Pada tahap-tahap permulaan pemerolehan
bahasa, biasanya anak-anak memproduksi perkataan orang dewasa yang
disederhanakan sebagai berikut:
(1) menghilangkan konsonan akhir:
blumen > bu
boot > bu
(2) mengurangi kelompok konsonan
menjadi segmen tunggal:
batre > bate
bring > bin
(3) menghilangkan silabel yang tidak
diberi tekanan:
kunci > ti
semut > emut
(4) reduplikasi silabel yang
sederhana:
pergi > gigi
nakal > kakal
Menurut beberapa hipotesis,
penyederhanaan ini disebabkan oleh memory span yang terbatas, kemampuan
representasi yang terbatas, kepandaian artikulasi yang terbatas (Mar’at
2005:46-47).
Apakah tahap celoteh ini penting
bagi si anak. Jawabannya tentu saja penting. Tahap celoteh ini penting artinya
karena anak mulai belajar menggunakan bunyi-bunyi ujaran yang benar dan
membuang bunyi ujaran yang salah. Dalam tahap ini anak mulai menirukan
pola-pola intonasi kalimat yang diucapkan oleh orang dewasa.

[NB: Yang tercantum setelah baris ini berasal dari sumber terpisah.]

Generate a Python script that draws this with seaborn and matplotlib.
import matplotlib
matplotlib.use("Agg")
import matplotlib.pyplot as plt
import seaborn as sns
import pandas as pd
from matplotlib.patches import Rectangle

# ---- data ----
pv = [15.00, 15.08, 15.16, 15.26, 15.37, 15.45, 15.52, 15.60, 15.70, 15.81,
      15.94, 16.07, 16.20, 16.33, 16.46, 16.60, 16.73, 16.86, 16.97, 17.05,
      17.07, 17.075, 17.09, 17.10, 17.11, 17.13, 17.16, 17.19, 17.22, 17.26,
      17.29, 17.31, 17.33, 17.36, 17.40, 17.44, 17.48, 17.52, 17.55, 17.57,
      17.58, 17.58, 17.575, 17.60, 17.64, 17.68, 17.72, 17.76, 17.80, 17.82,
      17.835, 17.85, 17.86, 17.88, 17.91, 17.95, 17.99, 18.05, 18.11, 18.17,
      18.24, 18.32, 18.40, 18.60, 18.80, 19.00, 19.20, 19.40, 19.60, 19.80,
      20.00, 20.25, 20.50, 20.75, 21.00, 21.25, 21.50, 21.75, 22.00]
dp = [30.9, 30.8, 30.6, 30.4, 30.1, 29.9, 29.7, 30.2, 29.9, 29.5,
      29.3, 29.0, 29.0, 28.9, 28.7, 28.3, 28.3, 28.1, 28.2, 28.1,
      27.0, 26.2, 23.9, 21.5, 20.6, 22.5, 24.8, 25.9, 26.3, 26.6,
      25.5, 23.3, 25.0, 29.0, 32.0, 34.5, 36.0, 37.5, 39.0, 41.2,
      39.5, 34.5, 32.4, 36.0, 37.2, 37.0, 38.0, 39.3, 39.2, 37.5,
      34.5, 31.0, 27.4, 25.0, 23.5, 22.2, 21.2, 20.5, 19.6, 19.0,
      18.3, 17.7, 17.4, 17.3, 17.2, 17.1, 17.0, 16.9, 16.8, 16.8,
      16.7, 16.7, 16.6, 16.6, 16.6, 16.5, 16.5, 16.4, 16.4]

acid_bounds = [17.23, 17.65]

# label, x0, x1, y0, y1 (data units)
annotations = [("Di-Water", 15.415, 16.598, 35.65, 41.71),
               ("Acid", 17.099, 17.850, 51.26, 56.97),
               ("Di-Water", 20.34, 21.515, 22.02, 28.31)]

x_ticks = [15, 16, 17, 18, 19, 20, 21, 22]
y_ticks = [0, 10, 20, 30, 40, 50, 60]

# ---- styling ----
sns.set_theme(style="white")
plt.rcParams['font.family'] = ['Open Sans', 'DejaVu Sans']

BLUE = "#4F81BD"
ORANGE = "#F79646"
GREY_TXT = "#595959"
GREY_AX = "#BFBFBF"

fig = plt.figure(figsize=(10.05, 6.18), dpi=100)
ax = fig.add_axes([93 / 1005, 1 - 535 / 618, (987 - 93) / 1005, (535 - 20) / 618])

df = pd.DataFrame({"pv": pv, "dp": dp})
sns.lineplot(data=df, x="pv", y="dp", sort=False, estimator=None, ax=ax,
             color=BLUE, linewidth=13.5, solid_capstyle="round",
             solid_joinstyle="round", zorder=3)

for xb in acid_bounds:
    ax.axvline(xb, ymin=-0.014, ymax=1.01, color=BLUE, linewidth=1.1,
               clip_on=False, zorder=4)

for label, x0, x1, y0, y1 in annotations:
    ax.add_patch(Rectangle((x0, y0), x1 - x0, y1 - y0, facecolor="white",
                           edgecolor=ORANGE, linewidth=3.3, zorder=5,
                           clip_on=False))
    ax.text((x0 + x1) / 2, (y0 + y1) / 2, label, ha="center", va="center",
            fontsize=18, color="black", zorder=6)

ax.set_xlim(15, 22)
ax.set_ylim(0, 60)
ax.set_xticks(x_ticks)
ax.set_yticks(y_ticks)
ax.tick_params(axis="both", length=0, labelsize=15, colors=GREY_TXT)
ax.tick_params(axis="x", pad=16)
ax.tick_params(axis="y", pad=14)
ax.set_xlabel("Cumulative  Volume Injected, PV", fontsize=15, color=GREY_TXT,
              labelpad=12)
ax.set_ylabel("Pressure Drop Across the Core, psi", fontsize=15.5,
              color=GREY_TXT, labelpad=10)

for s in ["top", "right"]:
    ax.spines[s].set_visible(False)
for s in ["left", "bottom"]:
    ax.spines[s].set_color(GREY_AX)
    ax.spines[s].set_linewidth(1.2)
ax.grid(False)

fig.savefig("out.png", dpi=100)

2. Tahap Satu-Kata atau Holofrastis
Tahap ini berlangsung ketika anak
berusia antara 12 dan 18 bulan. Ujaran-ujaran yang mengandung kata-kata tunggal
diucapkan anak untuk mengacu pada benda-benda yang dijumpai sehari-hari. Pada
tahap ini pula seorang anak mulai menggunakan serangkaian bunyi berulang-ulang
untuk makna yang sama. pada usia ini pula, sang anak sudah mengerti bahwa bunyi
ujar berkaitan dengan makna dan mulai mengucapkan kata-kata yang pertama.

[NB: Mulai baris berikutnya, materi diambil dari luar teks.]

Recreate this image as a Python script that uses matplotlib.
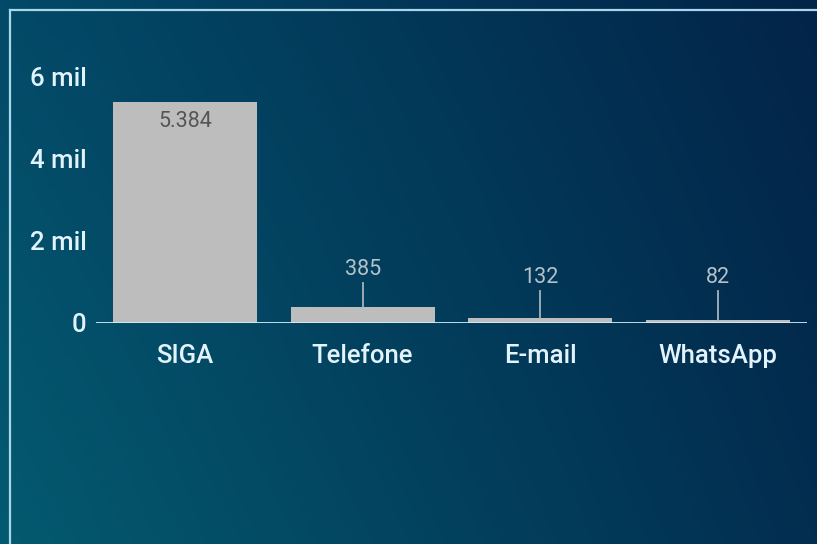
import numpy as np
import matplotlib
matplotlib.use("Agg")
import matplotlib.pyplot as plt
from matplotlib.lines import Line2D

categories = ["SIGA", "Telefone", "E-mail", "WhatsApp"]
values = [5384, 385, 132, 82]
value_labels = ["5.384", "385", "132", "82"]
yticks = [0, 2000, 4000, 6000]
ytick_labels = ["0", "2 mil", "4 mil", "6 mil"]

plt.rcParams['font.family'] = ['Roboto', 'DejaVu Sans']

W, H = 817, 544
fig = plt.figure(figsize=(W / 100, H / 100), dpi=100)

# background gradient
bg = fig.add_axes([0, 0, 1, 1], zorder=-10)
bg.set_axis_off()
tl = np.array([3, 74, 104]) / 255
tr = np.array([2, 36, 72]) / 255
bl = np.array([4, 90, 112]) / 255
br = np.array([2, 46, 80]) / 255
xs = np.linspace(0, 1, 200)[None, :, None]
ys = np.linspace(0, 1, 140)[:, None, None]
top = tl * (1 - xs) + tr * xs
bot = bl * (1 - xs) + br * xs
img = top * (1 - ys) + bot * ys
bg.imshow(img, aspect='auto', extent=[0, 1, 0, 1], origin='upper')
bg.set_xlim(0, 1)
bg.set_ylim(0, 1)

# border lines
fig.add_artist(Line2D([10 / W, 10 / W], [0, 1 - 10 / H], transform=fig.transFigure,
                      color='#a9d6ea', lw=1.6))
fig.add_artist(Line2D([10 / W, 1], [1 - 10 / H, 1 - 10 / H], transform=fig.transFigure,
                      color='#a9d6ea', lw=1.6))

ax = fig.add_axes([96 / W, 1 - 323 / H, (807 - 96) / W, (323 - 60) / H])
ax.patch.set_alpha(0)
x = np.arange(len(categories))
ax.bar(x, values, width=0.81, color='#bdbdbd', zorder=2)
ax.set_xlim(-0.5, 3.5)
ax.set_ylim(0, 6400)
ax.axhline(0, color='#d4ecf6', lw=2, zorder=3)
for s in ax.spines.values():
    s.set_visible(False)
ax.set_xticks(x)
ax.set_xticklabels(categories, fontsize=18.5, color='#e2f3fb', fontweight='medium')
ax.set_yticks(yticks)
ax.set_yticklabels(ytick_labels, fontsize=18.5, color='#e2f3fb', fontweight='medium')
ax.tick_params(axis='y', length=0, pad=7)
ax.tick_params(axis='x', length=0, pad=15)

for i, (v, lab) in enumerate(zip(values, value_labels)):
    if v > 2000:
        ax.text(i, v - 230, lab, ha='center', va='top', fontsize=15.5,
                color='#555555', zorder=4)
    else:
        ly = max(v + 660, 840)
        ax.plot([i, i], [v, ly - 70], color='#a8b4bc', lw=1.3, zorder=4)
        ax.text(i, ly, lab, ha='center', va='bottom', fontsize=15.5,
                color='#b6c2ca', zorder=4)

fig.savefig("out.png", dpi=100)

Itulah sebabnya tahap ini disebut tahap satu kata satu frase atau kalimat, yang
berarti bahwa satu kata yang diucapkan anak itu merupakan satu konsep yang
lengkap, misalnya “mam” (Saya minta makan); “pa” (Saya mau papa ada di sini),
“Ma” (Saya mau mama ada di sini).
Mula-mula, kata-kata itu diucapkan
anak itu kalau rangsangan ada di situ, tetapi sesudah lebih dari satu tahun,
“pa” berarti juga “Di mana papa?” dan “Ma” dapat juga berarti “Gambar seorang
wanita di majalah itu adalah mama”.
Menurut pendapat beberapa peneliti
bahasa anak, kata-kata dalam tahap ini mempunyai tiga fungsi, yaitu kata-kata
itu dihubungkan dengan perilaku anak itu sendiri atau suatu keinginan untuk
suatu perilaku, untuk mengungkapkan suatu perasaan, untuk memberi nama kepada
suatu benda. Dalam bentuknya, kata-kata yang diucapkan itu terdiri dari
konsonan-konsonan yang mudah dilafalkan seperti m,p,s,k dan vokal-vokal
seperti a,i,u,e.
3. Tahap Dua-Kata, Satu Frase
Tahap ini berlangsung ketika anak
berusia 18-20 bulan. Ujaran-ujaran yang terdiri atas dua kata mulai muncul
seperti mama mam dan papa ikut. Kalau pada tahap holofrastis
ujaran yang diucapkan si anak belum tentu dapat ditentukan makna, pada tahap
dua kata ini, ujaran si anak harus ditafsirkan sesuai dengan konteksnya. Pada
tahap ini pula anak sudah mulai berpikir secara “subjek + predikat” meskipun
hubungan-hubungan seperti infleksi, kata ganti orang dan jamak belum dapat
digunakan. Dalam pikiran anak itu, subjek + predikat dapat terdiri atas kata
benda + kata benda, seperti “Ani mainan” yang berarti “Ani sedang bermain
dengan mainan” atau kata sifat + kata benda, seperti “kotor patu” yang artinya
“Sepatu ini kotor” dan sebagainya.
4. Ujaran Telegrafis
Pada usia 2 dan 3 tahun, anak mulai
menghasilkan ujaran kata-ganda (multiple-word utterances) atau disebut
juga ujaran telegrafis. Anak juga sudah mampu membentuk kalimat dan mengurutkan
bentuk-bentuk itu dengan benar. Kosakata anak berkembang dengan pesat mencapai
beratus-ratus kata dan cara pengucapan kata-kata semakin mirip dengan bahasa
orang dewasa. Contoh dalam tahap ini diberikan oleh Fromkin dan Rodman.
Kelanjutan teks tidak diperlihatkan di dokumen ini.